Les favoris restent les mêmes, à chaque édition. Il y a beaucoup d'équipes qui rêvent d'être championnes du monde. En Amérique du Sud, on pourrait citer le Brésil et l'Argentine, même si les Argentins n'ont pas fait un très grand parcours qualificatif. Ils ont un joueur extraordinaire qu'est Lionel Messi. En Europe, vous avez la France, l'Allemagne et l'Espagne. Je pense que ces cinq sélections-là vont concourir pour le titre. J'aimerais qu'il y ait une surprise, mais ça sera difficile.

Vous avez joué en France pendant cinq ans. Y avez-vous gardé beaucoup d'amis ?

De cette période-là, pas vraiment. À l'époque, il n'y avait pas autant de liens et de contacts entre les gens du football. C'était légèrement différent. Mais, c'est sûr que je garde beaucoup de sympathie et d'amitié envers les gens de France.

Avez-vous eu durant votre carrière la possibilité d'entraîner en France ?

Jamais. Aucune proposition. Mais bon, j'étais loin, au Mexique. Et puis les expériences dans de différentes sélections nationales se sont enchaînées. Malheureusement, je n'ai donc pas eu l'occasion de coacher en France. Cela dit, je continue de suivre avec attention les résultats de mes anciennes équipes comme l'AS Monaco ou l'OGC Nice.

Et n'y-a-t-il pas un regret de ne pas avoir entraîné un grand club européen durant votre parcours ?

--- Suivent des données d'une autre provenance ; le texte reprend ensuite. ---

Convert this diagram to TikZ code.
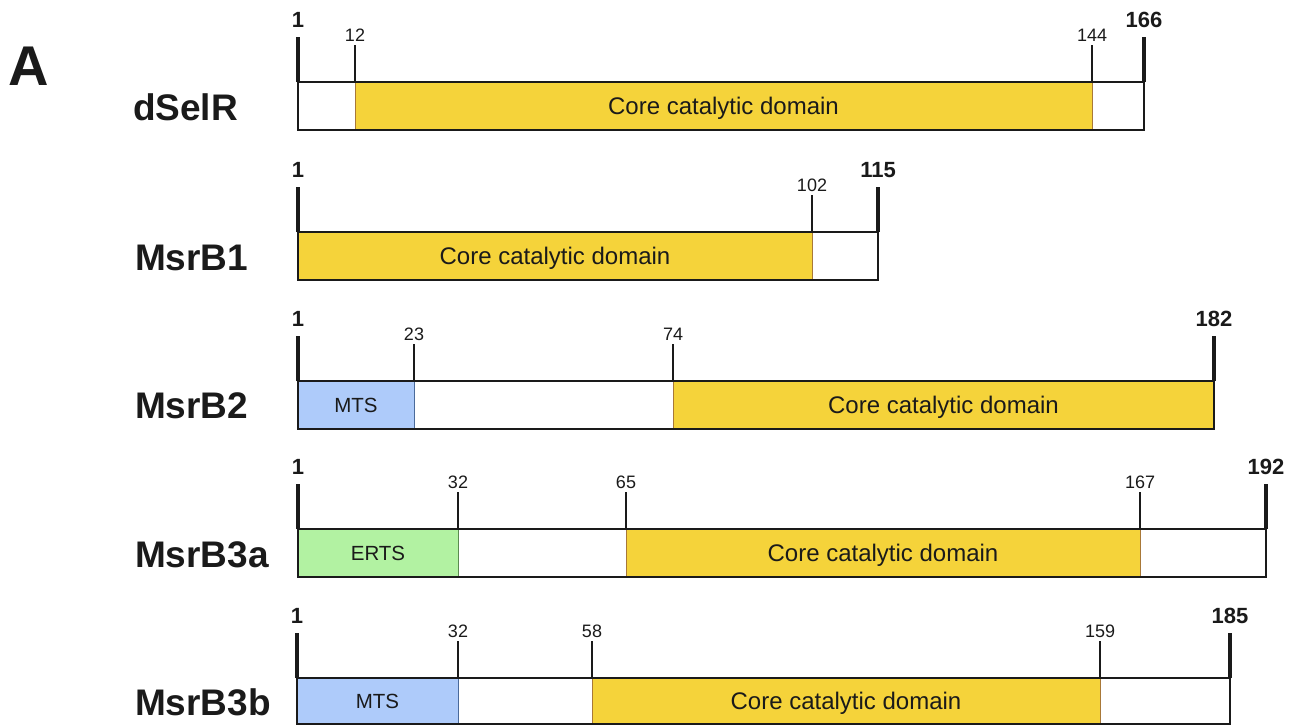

De mémoire, je n'ai vraiment aucun regret. Parce que les équipes que j'ai entraînées, ont réussi de grands résultats. Entraîner un grand club, ça aurait été bien oui, mais je suis très content de ce qu'a été mon parcours. Avoir coaché toutes ces sélections nationales, participé à autant de Coupes du Monde…Je suis même fier de mes expériences au Honduras, en Jamaïque et en Irak. J'ai entraîné huit pays, et c'est comme un rêve. Je ne peux pas demander plus.